Травля Иосифа началась с газетных фельетонов. Писал их Мотька Берман. Папа говорил мне, что все журналисты знали: во время блокады Мотьку, по броне оставшегося в Ленинграде, арестовали. Его жена была медсестрой в больнице, и его взяли с поличным, когда он продавал краденные медикаменты. По закону военного времени ему положен был расстрел. А он благополучно вышел из «Большого дома» и продолжал работать в газете, печатался под псевдонимами «Иван Дозорный» и «В.Медведев». Все, конечно, знали, что он такое. И всё-таки, когда появился этот первый его фельетон, Александр Иванович решил усовестить его. Он рассказывал это отцу, приехав к нам на Щемиловку, где мы тогда жили – рабочую окраину Питера, приехал потому, что ему надо было поговорить с другом. И рассказал, как он пришел в редакцию «Вечерки», прошел к Берману и говорит: «Мотя, почему ты травишь моего сына? Ты что не понимаешь, чем это пахнет? Ты же еврей!» Пока он говорил, Берман, не подымая головы, не глядя на него перебирал какие-то бумажки на столе, но вдруг гордо распрямился и сказал: «Да, Саша, я – еврей. Но я тот еврей, который нужен. А твой сын никому не нужен». Отец стал убеждать Александра Ивановича в необходимости немедленно написать письмо Хрущёву, Александр Иванович скептически отнеся к этой идеи, но папа кричал: «Глупости! Надо спасать парня!», захлопнул дверь комнаты и застучал по клавишам машинки. Потом дверь распахнулась, папа позвал меня, и Мишу, и маму. В руках у него был свежий машинописный лист, и он стал читать.

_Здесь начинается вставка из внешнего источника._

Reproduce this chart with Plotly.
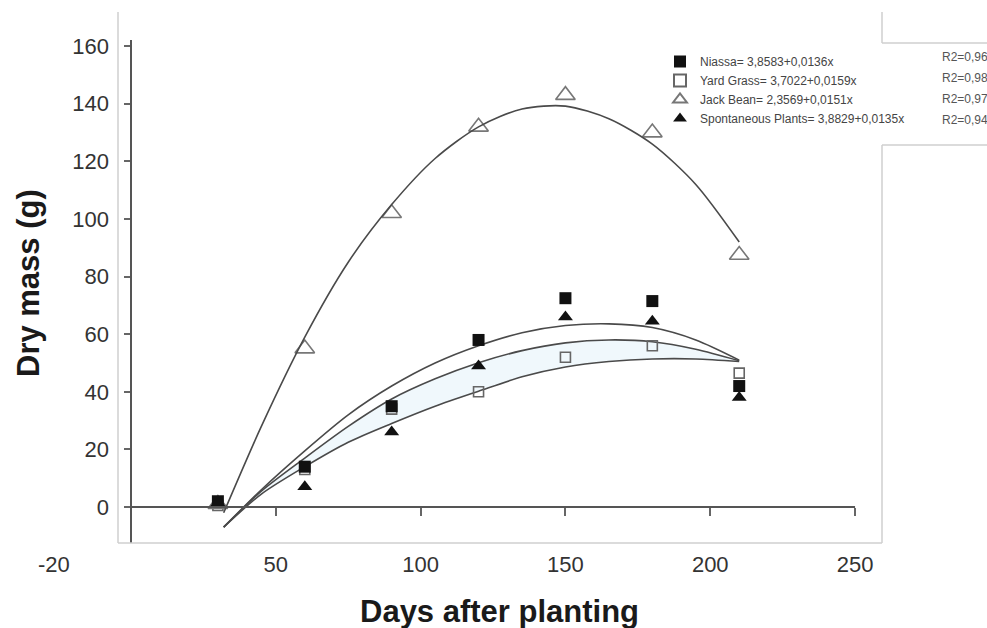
import plotly.graph_objects as go

# ---------------- data ----------------
days = [30, 60, 90, 120, 150, 180, 210]
niassa = [2, 14, 35, 58, 72.5, 71.5, 42]
yard_grass = [0.5, 13, 34, 40, 52, 56, 46.5]
jack_bean = [1, 55, 102, 132, 143, 130, 87.5]
spontaneous = [1.5, 7, 26, 49, 66, 64.5, 38]

fit_days = [32, 45, 60, 75, 90, 105, 120, 135, 150, 165, 180, 195, 210]
fit_top = [-7, 6, 19.5, 32, 42, 50, 56, 60.5, 63, 63.6, 62.3, 58, 51]
fit_mid = [-7, 5.5, 17, 28, 37.5, 44.5, 50.1, 54.3, 57, 58, 57.4, 54.8, 50.8]
fit_bot = [-7, 4.5, 14, 22.5, 29, 35, 40.2, 45.2, 48.6, 50.5, 51.4, 51.4, 50.5]
fit_jack = [-2, 28, 59, 85, 105, 121, 132, 138.2, 139.2, 134.8, 126, 112, 92]

legend_names = [
    "Niassa= 3,8583+0,0136x",
    "Yard Grass= 3,7022+0,0159x",
    "Jack Bean= 2,3569+0,0151x",
    "Spontaneous Plants= 3,8829+0,0135x",
]
r2_labels = ["R2=0,96", "R2=0,98", "R2=0,97", "R2=0,94"]

y_ticks = [0, 20, 40, 60, 80, 100, 120, 140, 160]
x_ticks = [50, 100, 150, 200, 250]

FONT = "Liberation Sans, Arial, sans-serif"
W, H = 987, 628
L, R, T, B = 118, 105, 40, 85
XR = [-4.49, 259.3]
YR = [-12.5, 162.15]

fig = go.Figure()

curve_style = dict(color="#4a4a4a", width=1.6, shape="spline", smoothing=0.8)
fig.add_trace(go.Scatter(x=fit_days, y=fit_bot, mode="lines", line=curve_style,
                         showlegend=False, hoverinfo="skip"))
fig.add_trace(go.Scatter(x=fit_days, y=fit_mid, mode="lines", line=curve_style,
                         fill="tonexty", fillcolor="rgba(226,242,250,0.5)",
                         showlegend=False, hoverinfo="skip"))
fig.add_trace(go.Scatter(x=fit_days, y=fit_top, mode="lines", line=curve_style,
                         showlegend=False, hoverinfo="skip"))
# drawn on the overlaying axis pair (same ranges) so that axis pair is rendered
fig.add_trace(go.Scatter(x=fit_days, y=fit_jack, mode="lines", line=curve_style,
                         xaxis="x2", yaxis="y2",
                         showlegend=False, hoverinfo="skip"))

fig.add_trace(go.Scatter(x=days, y=yard_grass, mode="markers", name=legend_names[1],
                         legendrank=2,
                         marker=dict(symbol="square-open", size=10, color="#666",
                                     line=dict(width=1.6, color="#666"))))
fig.add_trace(go.Scatter(x=days, y=jack_bean, mode="markers", name=legend_names[2],
                         legendrank=3,
                         marker=dict(symbol="triangle-up-open", size=17, color="#777",
                                     line=dict(width=1.6, color="#777"))))
fig.add_trace(go.Scatter(x=days, y=spontaneous, mode="markers", name=legend_names[3],
                         legendrank=4,
                         marker=dict(symbol="triangle-up", size=13, color="#111")))
fig.add_trace(go.Scatter(x=days, y=niassa, mode="markers", name=legend_names[0],
                         legendrank=1,
                         marker=dict(symbol="square", size=12, color="#111")))

pw = W - L - R
ph = H - T - B
x0_frac = (0 - XR[0]) / (XR[1] - XR[0])
y0_frac = (0 - YR[0]) / (YR[1] - YR[0])

def px_x(p):
    return (p - L) / pw

def px_y(p):
    return (H - B - p) / ph

annotations = []
annotations.append(dict(text="<b>Days after planting</b>", xref="paper", yref="paper",
                        x=px_x(499), y=px_y(611), xanchor="center", yanchor="middle",
                        showarrow=False, font=dict(family=FONT, size=31, color="#1a1a1a")))
annotations.append(dict(text="<b>Dry mass (g)</b>", xref="paper", yref="paper",
                        x=px_x(28), y=px_y(283), xanchor="center", yanchor="middle",
                        textangle=-90, showarrow=False,
                        font=dict(family=FONT, size=31, color="#1a1a1a")))
annotations.append(dict(text="-20", xref="paper", yref="paper",
                        x=px_x(54), y=px_y(564), xanchor="center", yanchor="middle",
                        showarrow=False, font=dict(family=FONT, size=22, color="#333")))
for i, t in enumerate(r2_labels):
    annotations.append(dict(text=t, xref="paper", yref="paper",
                            x=px_x(940), y=px_y(57 + 21 * i), xanchor="left", yanchor="middle",
                            showarrow=False, font=dict(family=FONT, size=12, color="#555")))

frame_col = "#cfcfcf"
shapes = [
    dict(type="line", xref="paper", yref="paper", x0=0, x1=0, y0=0, y1=px_y(12),
         line=dict(color=frame_col, width=1.5)),
    dict(type="line", xref="paper", yref="paper", x0=0, x1=1, y0=0, y1=0,
         line=dict(color=frame_col, width=1.5)),
    dict(type="line", xref="paper", yref="paper", x0=1, x1=1, y0=0, y1=px_y(145),
         line=dict(color=frame_col, width=1.5)),
    dict(type="line", xref="paper", yref="paper", x0=1, x1=1, y0=px_y(43), y1=px_y(12),
         line=dict(color=frame_col, width=1.5)),
    dict(type="line", xref="paper", yref="paper", x0=1, x1=px_x(990), y0=px_y(43), y1=px_y(43),
         line=dict(color=frame_col, width=1.5)),
    dict(type="line", xref="paper", yref="paper", x0=1, x1=px_x(990), y0=px_y(145), y1=px_y(145),
         line=dict(color=frame_col, width=1.5)),
    dict(type="line", xref="x", yref="y", x0=0, x1=x_ticks[-1], y0=0, y1=0,
         line=dict(color="#555", width=2)),
]

fig.update_layout(
    width=W, height=H,
    margin=dict(l=L, r=R, t=T, b=B),
    paper_bgcolor="white", plot_bgcolor="white",
    font=dict(family=FONT, color="#333"),
    xaxis=dict(range=XR, showgrid=False, zeroline=False, showline=False,
               tickvals=x_ticks, ticks="", ticklabelstandoff=6,
               tickfont=dict(family=FONT, size=22, color="#333")),
    yaxis=dict(range=YR, showgrid=False, zeroline=False, showline=False,
               tickvals=y_ticks, ticks="", ticklabelstandoff=8,
               tickfont=dict(family=FONT, size=22, color="#333")),
    xaxis2=dict(range=XR, overlaying="x", anchor="free", position=y0_frac,
                showgrid=False, zeroline=False, showline=False, tickvals=x_ticks,
                ticks="outside", ticklen=8, tickwidth=1.5, tickcolor="#666",
                showticklabels=False),
    yaxis2=dict(range=YR, overlaying="y", anchor="free", position=x0_frac,
                showgrid=False, zeroline=False, showline=True, linecolor="#555", linewidth=2,
                tickvals=y_ticks, ticks="outside", ticklen=6, tickwidth=1.5, tickcolor="#666",
                showticklabels=False),
    legend=dict(x=px_x(660), y=px_y(47), xanchor="left", yanchor="top",
                bgcolor="rgba(255,255,255,0)", borderwidth=0, traceorder="normal",
                font=dict(family=FONT, size=12, color="#444"),
                itemsizing="constant", tracegroupgap=0, itemwidth=30),
    shapes=shapes,
    annotations=annotations,
)

fig.write_html("out.html")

Очень выразительно и очень проникновенно. Дословно я запомнила только первую фразу: « Уважаемый Никита Сергеевич! Я, человек прошедший всю войну с лейкой и автоматом, сейчас обращаюсь к вам не как к главе нашего государства, но как к отцу, потерявшему на войне сына.» Дальше всё сводилось к тому, что сын адресата может быть и заблудился, но не потерян окончательно, и мы, отцы, то есть Александр Иванович и Никита Сергеевич – не должны терять веры в возможность вернуть его на единственно правильный путь, но это требует кропотливой работы, а бессмысленная жестокая травля только озлобит парня... И всё в таком духе. Почему-то мы слушали это, стоя в ряд - все и мама тоже. И отец читал, стоя перед нами. Закончил, сложил листок и протянул его Александру Ивановичу: «Ну, вот, Саша, завтра же отправь!»

Тот сделал шаг вперед, взял листок из рук отца и сказал: «Изя, ты очень хорошо пишешь. Просто замечательно. И читаешь очень хорошо. Только я никогда не отправлю это письмо» - и пока говорил, он медленно и аккуратно рвал папину писанину на четыре части.